Accounting goodwill is sometimes defined as an intangible asset that is created when a company purchases another company for a price higher than the fair market value of the target company’s net assets. But referring to the intangible asset as being “created” is misleading – an accounting journal entry is created, but the intangible asset already exists.
Economic, or business, goodwill is defined as previously noted: an intangible asset – for example, strong brand identity or superior customer relations – that provides a company with competitive advantages in the marketplace. Both the existence of this intangible asset, as well as an indication or estimate of its value, is often drawn from examining a company’s return on assets ratio.
Frequently asked questions about goodwill
What does goodwill tell you about a company?
Goodwill supplements the net value of a company’s assets to provide a more balanced valuation. Once the fair value of all net assets has been deducted, what remains is goodwill. Likewise, when a company acquires a failing company in a distressed sale, it will likely have negative goodwill. In which case, the company will often be asset-stripped.
Can businesses claim tax relief on goodwill?
Yes. Companies can claim relief on acquisitions made on or after 1 April 2019 as long as the company is liable to corporation tax, and goodwill is included in the company accounts along with other intangible assets.

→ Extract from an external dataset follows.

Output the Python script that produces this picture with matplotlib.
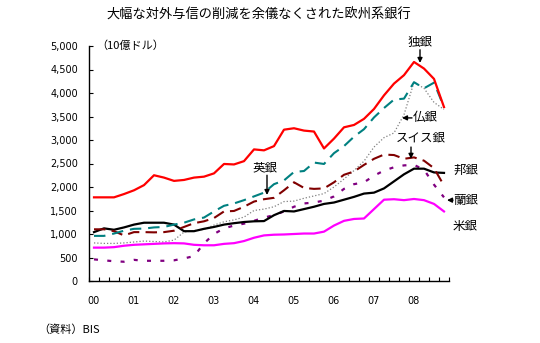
import numpy as np
import matplotlib
matplotlib.use("Agg")
from matplotlib import pyplot as plt
from matplotlib.ticker import FixedLocator

plt.rcParams['font.family'] = ['Noto Sans CJK JP', 'DejaVu Sans']

# quarterly, 2000Q1 .. 2008Q4 (10億ドル)
years = ['00', '01', '02', '03', '04', '05', '06', '07', '08']
dokugin = [1780, 1780, 1780, 1850, 1930, 2040, 2250, 2200, 2130, 2150, 2200, 2220,
           2290, 2490, 2480, 2550, 2800, 2780, 2870, 3220, 3250, 3200, 3180, 2820,
           3030, 3270, 3320, 3450, 3660, 3950, 4200, 4380, 4660, 4520, 4300, 3700]
futsugin = [960, 960, 1010, 1070, 1110, 1115, 1140, 1150, 1200, 1240, 1310, 1350,
            1480, 1600, 1650, 1720, 1800, 1880, 2060, 2140, 2320, 2340, 2520, 2490,
            2720, 2870, 3070, 3230, 3480, 3680, 3860, 3880, 4230, 4100, 4220, 3700]
swiss = [810, 800, 800, 810, 830, 850, 840, 830, 870, 1040, 1070, 1100,
         1190, 1260, 1300, 1360, 1500, 1530, 1580, 1690, 1700, 1760, 1810, 1860,
         2000, 2170, 2350, 2550, 2850, 3050, 3150, 3540, 4230, 4100, 3800, 3650]
eigin = [1100, 1100, 1060, 970, 1040, 1040, 1035, 1040, 1070, 1150, 1230, 1270,
         1340, 1480, 1490, 1580, 1690, 1740, 1770, 1930, 2100, 1980, 1960, 1970,
         2100, 2260, 2330, 2470, 2600, 2690, 2680, 2600, 2630, 2560, 2400, 2030]
hougin = [1040, 1120, 1090, 1140, 1200, 1240, 1240, 1240, 1200, 1060, 1060, 1110,
          1150, 1200, 1230, 1255, 1270, 1275, 1400, 1490, 1480, 1530, 1580, 1640,
          1670, 1730, 1790, 1860, 1880, 1970, 2120, 2270, 2390, 2390, 2310, 2300]
rangin = [460, 440, 420, 410, 450, 430, 430, 430, 440, 480, 530, 800,
          1000, 1120, 1180, 1220, 1280, 1350, 1400, 1480, 1580, 1650, 1670, 1710,
          1800, 1960, 2060, 2100, 2240, 2350, 2420, 2460, 2470, 2370, 2050, 1780]
beigin = [710, 710, 720, 750, 770, 780, 790, 800, 805, 800, 770, 760,
          760, 790, 805, 850, 920, 970, 985, 990, 1000, 1010, 1010, 1050,
          1180, 1280, 1320, 1330, 1530, 1730, 1740, 1720, 1745, 1720, 1640, 1480]

x = np.arange(len(dokugin))

fig = plt.figure(figsize=(5.4, 3.43), dpi=100)
ax = fig.add_axes([89/540, 1-281/343, 360/540, 235/343])

ax.plot(x, swiss, color='#808080', lw=0.9, dashes=(1, 1.6))
ax.plot(x, rangin, color='#800080', lw=1.6, dashes=(1.8, 4.2))
ax.plot(x, beigin, color='#ff00ff', lw=1.6)
ax.plot(x, hougin, color='black', lw=1.6)
ax.plot(x, eigin, color='#800000', lw=1.5, dashes=(5.5, 3.0))
ax.plot(x, futsugin, color='#008080', lw=1.5, dashes=(5.5, 3.3))
ax.plot(x, dokugin, color='#ff0000', lw=1.6)

ax.set_xlim(-0.5, 35.5)
ax.set_ylim(0, 5000)
ax.set_yticks(np.arange(0, 5001, 500))
ax.set_yticklabels(['{:,}'.format(v) for v in range(0, 5001, 500)], fontsize=7,
                   family='DejaVu Sans')
ax.set_xticks(np.arange(len(years)) * 4)
ax.set_xticklabels(years, fontsize=7, family='DejaVu Sans')
ax.xaxis.set_minor_locator(FixedLocator(np.arange(-0.5, 36, 1)))
ax.tick_params(axis='x', which='major', length=0, pad=11)
ax.tick_params(axis='x', which='minor', direction='in', length=3, width=0.8)
ax.tick_params(axis='y', direction='in', length=3, width=0.8, pad=8)
for s in ['top', 'right']:
    ax.spines[s].set_visible(False)
for s in ['left', 'bottom']:
    ax.spines[s].set_linewidth(1.0)

fig.text(259/540, 1-15/343, '大幅な対外与信の削減を余儀なくされた欧州系銀行',
         ha='center', va='center', fontsize=9.5)
fig.text(96/540, 1-46/343, '（10億ドル）', ha='left', va='center', fontsize=8)
fig.text(38/540, 1-330/343, '（資料）BIS', ha='left', va='center', fontsize=8)

arr = dict(arrowstyle='-|>', color='black', lw=1, mutation_scale=7, shrinkA=0, shrinkB=0)
lab = dict(fontsize=9, va='center', clip_on=False)

ax.text(32.6, 5080, '独銀', ha='center', **lab)
ax.annotate('', xy=(32.6, 4640), xytext=(32.6, 4920), arrowprops=arr, annotation_clip=False)
ax.text(31.9, 3470, '仏銀', ha='left', **lab)
ax.annotate('', xy=(30.8, 3470), xytext=(31.8, 3470), arrowprops=arr)
ax.text(32.7, 3040, 'スイス銀', ha='center', **lab)
ax.annotate('', xy=(31.7, 2600), xytext=(31.7, 2850), arrowprops=arr)
ax.text(17.1, 2410, '英銀', ha='center', **lab)
ax.annotate('', xy=(17.3, 1830), xytext=(17.3, 2250), arrowprops=arr)
ax.text(35.9, 2360, '邦銀', ha='left', **lab)
ax.text(35.9, 1720, '蘭銀', ha='left', **lab)
ax.annotate('', xy=(35.3, 1720), xytext=(35.9, 1720), arrowprops=arr, annotation_clip=False)
ax.text(35.9, 1150, '米銀', ha='left', **lab)

fig.savefig('out.png', dpi=100)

What are goodwill impairments?
Goodwill impairment is anything that results in a decrease in the goodwill account on a company’s balance sheet. Increased competition, economic downturns, or decreases in cash flow can all cause a company’s intangible assets to be impaired.
Under international financial reporting standards, companies must evaluate the value of their goodwill annually on their financial statements, and record any impairments.